242 total views
HEADLINE – Demokrasi, sebuah sistem yang telah menjadi pilar utama banyak negara di dunia, kini menghadapi ancaman baru yang lebih sulit dideteksi tetapi tidak kalah mematikan.
Dalam buku “Bagaimana Demokrasi Mati” karya Steven Levitsky dan Daniel Ziblat, para penulis menggambarkan bagaimana demokrasi tidak lagi hanya hancur melalui kudeta militer yang spektakuler, tetapi juga lewat cara-cara yang lebih halus dan bertahap.
“Demikianlah cara kita biasa berpikir mengenai matinya demokrasi: di tangan orang-orang bersenjata. Selama Perang Dingin, kudeta menyebabkan hampir tiga dari tiap empat kehancuran demokrasi,” tulis Levitsky dan Ziblat.
Contoh klasik dari kehancuran demokrasi melalui kudeta militer dapat dilihat di Argentina, Brazil, Ghana, hingga Thailand. Kudeta semacam ini biasanya melibatkan kekerasan dan jelas-jelas melanggar konstitusi, sehingga mudah dikenali oleh masyarakat dan komunitas internasional. Namun, ancaman terhadap demokrasi kini tidak selalu datang dalam bentuk tank dan senapan.
Ancaman dari Dalam
Levitsky dan Ziblat mengingatkan bahwa demokrasi juga dapat hancur “bukan di tangan jenderal, melainkan di tangan pemimpin terpilih.” Fenomena ini terjadi ketika pemimpin yang dipilih secara demokratis menggunakan kekuasaan mereka untuk melemahkan institusi yang menjadi penjaga demokrasi. Dalam skenario ini, penghancuran demokrasi sering terjadi secara perlahan—langkah demi langkah, sering kali tak kasat mata.
Beberapa contoh nyata adalah bagaimana Adolf Hitler memanfaatkan kebakaran Reichstag pada 1933 untuk mengonsolidasikan kekuasaan secara penuh di Jerman. Meskipun kasus ini tampak dramatis, pola serupa sering kali terjadi lebih lambat dan tersembunyi di negara-negara modern.
Pemimpin-pemimpin yang beroperasi seperti ini mungkin menggunakan hukum untuk menekan oposisi, membatasi kebebasan pers, atau memanipulasi sistem pemilu demi mengamankan posisi mereka.
Demokrasi yang Terkikis
Proses erosif ini lebih sulit diidentifikasi karena sering kali terjadi dengan dalih legalitas. Misalnya, undang-undang darurat atau reformasi konstitusional dapat digunakan untuk membungkam kritik atau memperpanjang masa jabatan seorang pemimpin.

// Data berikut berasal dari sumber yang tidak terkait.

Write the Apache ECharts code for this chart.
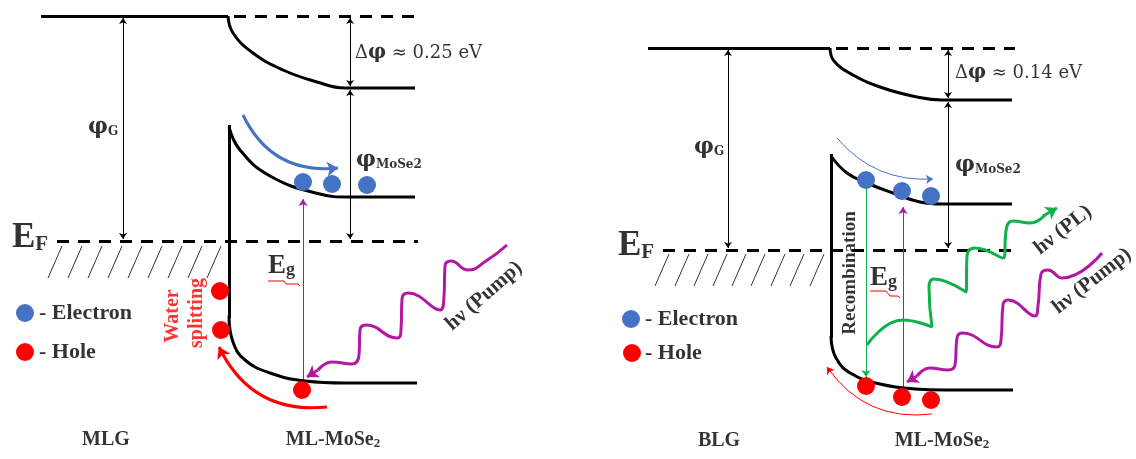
<!DOCTYPE html>
<html><head><meta charset="utf-8">
<script src="https://cdn.jsdelivr.net/npm/echarts@6/dist/echarts.min.js"></script>
<style>html,body{margin:0;padding:0;background:#fff}#c{width:1136px;height:459px}</style>
</head><body><div id="c"></div>
<script>
// ===== diagram data (units = positions on hidden value axes) =====
// band levels (solid straight)
const grapheneLevels = [[[41,16],[228,16]], [[648,48],[830,48]]];
// dashed reference levels (vacuum / Fermi)
const dashedLevels = [[[234,16],[420,16]], [[57,241],[418,241]], [[836,48],[1015,48]], [[663,250],[1013,250]]];
// band-bending curves
const leftVacCurve  = [[228,16],[233,33],[253,53],[283,70],[317,82],[345,88],[415,88]];
const leftCBCurve   = [[229,127],[240,150],[270,176],[320,194],[348,197],[415,197]];
const leftVBEdge    = [[229,125],[229,318]];
const leftVBCurve   = [[229,316],[233,342],[245,360],[270,373],[305,381],[345,383],[417,383]];
const rightVacCurve = [[830,48],[834,61],[853,75],[883,88],[917,97],[942,100],[1012,100]];
const rightCBCurve  = [[831,156],[847,173],[867,183],[893,193],[920,202],[942,204],[1012,204]];
const rightVBEdge   = [[831,154],[831,338]];
const rightVBCurve  = [[831,336],[836,358],[852,374],[880,384],[915,389],[945,390],[1013,390]];
// hatch under E_F (bottom x of each stroke)
const hatchLeftX  = [48,68,88,108,128,148,168,188,207];
const hatchRightX = [655,675,694,713,732,751,771,790,810];
const hatchLeftY  = [278,246];
const hatchRightY = [286,254];
// double-headed measurement arrows
const measureArrows = [
  [[123,18],[123,239]], [[350,18],[350,86]], [[350,90],[350,239]],
  [[728,50],[728,248]], [[948,50],[948,98]], [[948,102],[948,248]]
];
// transitions
const pumpVertical = [[[303,383],[303,199]], [[903,389],[903,207]]];
const recombVertical = [[[866,188],[866,377]]];
// photon waves
const leftPumpWave  = [[507,245],[486,261],[468,270],[451,261],[445,266],[444,296],[440,310],[408,293],[402,299],[401,330],[397,338],[366,325],[360,330],[359,355],[352,364],[332,362],[318,370]];
const rightPumpWave = [[1102,253],[1062,278],[1048,270],[1041,274],[1038,306],[1035,316],[1008,300],[1003,305],[1001,340],[997,347],[962,333],[957,338],[955,365],[948,370],[930,368],[917,376]];
const plWave        = [[867,345],[903,320],[932,327],[929,287],[934,279],[966,292],[967,256],[975,248],[1003,258],[1007,226],[1013,221],[1030,223],[1045,215]];
const pumpHeads = [[[318,370],[307,377]], [[917,376],[907,382]]];
const plHeads   = [[[1043,216],[1057,208]]];
// carrier-drift curved arrows
const driftElectronThick = [[[243,115],[338,168]]];
const driftHoleThick     = [[[327,407],[219,347]]];
const driftElectronThin  = [[[837,138],[933,179]]];
const driftHoleThin      = [[[932,414],[827,367]]];
// carriers
const electrons = [[303,182],[332,184],[367,185],[866,180],[902,191],[931,196],[25,313],[631,319]];
const holes     = [[220,291],[221,330],[302,390],[866,386],[902,397],[931,400],[25,352],[632,353]];
// spell-check squiggles under E_g
const squiggleLeft  = [[268,281],[270,283],[272,281],[274,283],[276,281],[278,283],[280,281],[282,283],[284,281],[286,284],[288,286],[290,284],[292,286],[294,284],[296,286],[298,284],[300,286]];
const squiggleRight = [[870,291],[872,293],[874,291],[876,293],[878,291],[880,293],[882,291],[884,293],[886,291],[888,293],[890,296],[892,298],[894,296],[896,298],[898,296],[900,298]];
// texts
const phiLabels   = [[88,127,'φ','G'],[356,160,'φ','MoSe2'],[694,147,'φ','G'],[955,165,'φ','MoSe2']];
const deltaLabels = [[355,53,'0.25 eV'],[955,73,'0.14 eV']];
const fermiLabels = [[12,238,'E','F'],[618,246,'E','F']];
const gapLabels   = [[268,266,'E','g'],[870,278,'E','g']];
const legendLabels = [[39,313,'- Electron'],[39,352,'- Hole'],[645,319,'- Electron'],[645,353,'- Hole']];
const materialLabels = [[106,440,'MLG',''],[333,440,'ML-MoSe','2'],[719,441,'BLG',''],[942,441,'ML-MoSe','2']];
const photonLabels = [[484,296,'hν (Pump)',41],[1063,230,'hν (PL)',38],[1092,281,'hν (Pump)',38]];
const waterLabels  = [[173,316,'Water'],[197,313,'splitting']];
const recombLabels = [[850,273,'Recombination']];

// ===== build =====
const serif = "'Liberation Serif','Times New Roman',serif";
const BLACK='#000', MAG='#B318A0', GREEN='#12B04A', BLUE='#4472C4', RED='#FF0000';

function segs(list){ return list.map(c=>({coords:c})); }
function lineSeg(list, style, sym, symSize){
  return {type:'lines', coordinateSystem:'cartesian2d', silent:true, polyline:false,
    data:segs(list), lineStyle:Object.assign({opacity:1},style),
    symbol: sym||['none','none'], symbolSize: symSize||8, effect:{show:false}};
}
function curve(pts, color, width, smooth){
  return {type:'line', data:pts, showSymbol:false, silent:true, smooth:smooth,
    lineStyle:{color:color, width:width}, z:3};
}
function hatch(xs, ys){ return xs.map(x=>[[x,ys[0]],[x+14,ys[1]]]); }
function textSeries(items, labelBase, rich){
  return {type:'scatter', symbolSize:0, silent:true, z:10,
    data: items.map(it=>({value:[it.x,it.y], label:{formatter:it.t, rotate:it.r||0}})),
    label:Object.assign({show:true, position:[0,0], color:BLACK, fontFamily:serif, fontWeight:'bold',
      align:'left', verticalAlign:'middle', rich:rich||{}}, labelBase)};
}

const series = [];
series.push(lineSeg(grapheneLevels,{color:BLACK,width:3}));
series.push(lineSeg(dashedLevels,{color:BLACK,width:3,type:[12,9]}));
[leftVacCurve,leftCBCurve,leftVBCurve,rightVacCurve,rightCBCurve,rightVBCurve].forEach(c=>series.push(curve(c,BLACK,3,0.45)));
series.push(lineSeg([leftVBEdge,rightVBEdge],{color:BLACK,width:3}));
series.push(lineSeg(hatch(hatchLeftX,hatchLeftY).concat(hatch(hatchRightX,hatchRightY)),{color:'#333',width:1}));
series.push(lineSeg(measureArrows,{color:BLACK,width:1},['arrow','arrow'],6));
series.push(lineSeg(pumpVertical,{color:MAG,width:1},['none','arrow'],7));
series.push(lineSeg(recombVertical,{color:GREEN,width:1},['none','arrow'],7));
series.push(curve(leftPumpWave,MAG,3,0.5));
series.push(curve(rightPumpWave,MAG,3,0.5));
series.push(curve(plWave,GREEN,3,0.5));
series.push(lineSeg(pumpHeads,{color:MAG,width:3},['none','arrow'],11));
series.push(lineSeg(plHeads,{color:GREEN,width:3},['none','arrow'],11));
series.push(lineSeg(driftElectronThick,{color:BLUE,width:3,curveness:-0.35},['none','arrow'],11));
series.push(lineSeg(driftHoleThick,{color:RED,width:3,curveness:0.35},['none','arrow'],11));
series.push(lineSeg(driftElectronThin,{color:BLUE,width:1,curveness:-0.25},['none','arrow'],7));
series.push(lineSeg(driftHoleThin,{color:RED,width:1,curveness:0.3},['none','arrow'],7));
series.push(curve(squiggleLeft,RED,1,false));
series.push(curve(squiggleRight,RED,1,false));
series.push({type:'scatter',data:electrons,symbolSize:18,itemStyle:{color:BLUE,opacity:1},silent:true,z:5});
series.push({type:'scatter',data:holes,symbolSize:18,itemStyle:{color:RED,opacity:1},silent:true,z:5});

series.push(textSeries(phiLabels.map(a=>({x:a[0],y:a[1],t:'{p|'+a[2]+'}{s|'+a[3]+'}'})),{},
  {p:{fontFamily:'DejaVu Serif',fontWeight:'bold',fontSize:22,color:BLACK},
   s:{fontFamily:'DejaVu Serif',fontWeight:'bold',fontSize:12,color:BLACK,verticalAlign:'bottom'}}));
series.push(textSeries(deltaLabels.map(a=>({x:a[0],y:a[1],t:'{n|Δ}{q|φ}{n| ≈ '+a[2]+'}'})),{},
  {n:{fontFamily:'DejaVu Serif',fontWeight:'normal',fontSize:18,color:BLACK},
   q:{fontFamily:'DejaVu Serif',fontWeight:'bold',fontSize:20,color:BLACK}}));
series.push(textSeries(fermiLabels.map(a=>({x:a[0],y:a[1],t:'{e|'+a[2]+'}{f|'+a[3]+'}'})),{},
  {e:{fontFamily:serif,fontWeight:'bold',fontSize:35,color:BLACK},
   f:{fontFamily:serif,fontWeight:'bold',fontSize:21,color:BLACK,verticalAlign:'bottom'}}));
series.push(textSeries(gapLabels.map(a=>({x:a[0],y:a[1],t:'{e|'+a[2]+'}{f|'+a[3]+'}'})),{},
  {e:{fontFamily:serif,fontWeight:'bold',fontSize:27,color:BLACK},
   f:{fontFamily:serif,fontWeight:'bold',fontSize:18,color:BLACK,verticalAlign:'bottom'}}));
series.push(textSeries(legendLabels.map(a=>({x:a[0],y:a[1],t:a[2]})),{fontSize:22}));
series.push(textSeries(materialLabels.map(a=>({x:a[0],y:a[1],t:a[3]?'{m|'+a[2]+'}{u|'+a[3]+'}':'{m|'+a[2]+'}'})),{align:'center'},
  {m:{fontFamily:serif,fontWeight:'bold',fontSize:20,color:BLACK},
   u:{fontFamily:serif,fontWeight:'bold',fontSize:13,color:BLACK,verticalAlign:'bottom'}}));
series.push(textSeries(photonLabels.map(a=>({x:a[0],y:a[1],t:a[2],r:a[3]})),{fontSize:21,align:'center'}));
series.push(textSeries(waterLabels.map(a=>({x:a[0],y:a[1],t:a[2],r:90})),{fontSize:20,align:'center',color:RED}));
series.push(textSeries(recombLabels.map(a=>({x:a[0],y:a[1],t:a[2],r:90})),{fontSize:19,align:'center'}));

const chart = echarts.init(document.getElementById('c'));
chart.setOption({
  animation:false,
  backgroundColor:'#fff',
  grid:{left:0,right:0,top:0,bottom:0},
  xAxis:{type:'value',min:0,max:1136,show:false},
  yAxis:{type:'value',min:0,max:459,inverse:true,show:false},
  series:series
});
</script></body></html>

Langkah-langkah ini tampak sah di permukaan, tetapi pada akhirnya merongrong prinsip-prinsip dasar demokrasi, seperti akuntabilitas, transparansi, dan rotasi kekuasaan.
Yang lebih mencemaskan, cara ini cenderung tidak menimbulkan resistensi yang besar dari masyarakat karena tidak ada kekerasan fisik yang terjadi. Akibatnya, publik sering kali terlambat menyadari bahwa demokrasi mereka telah terkikis hingga titik kritis.
Tanggung Jawab Bersama
Untuk melindungi demokrasi dari ancaman ini, kesadaran dan kewaspadaan masyarakat menjadi kunci. Demokrasi bukan hanya soal pemilu, tetapi juga melibatkan nilai-nilai seperti penghormatan terhadap hukum, kebebasan berbicara, dan sistem check-and-balance yang sehat.
Seperti yang diungkapkan Levitsky dan Ziblat, ancaman terhadap demokrasi hari ini lebih sulit dikenali tetapi tetap sama destruktifnya. Oleh karena itu, masyarakat harus lebih peka terhadap tanda-tanda penghancuran sistemik ini dan mempertahankan nilai-nilai demokrasi dari generasi ke generasi.
Menjaga demokrasi adalah tugas kita semua.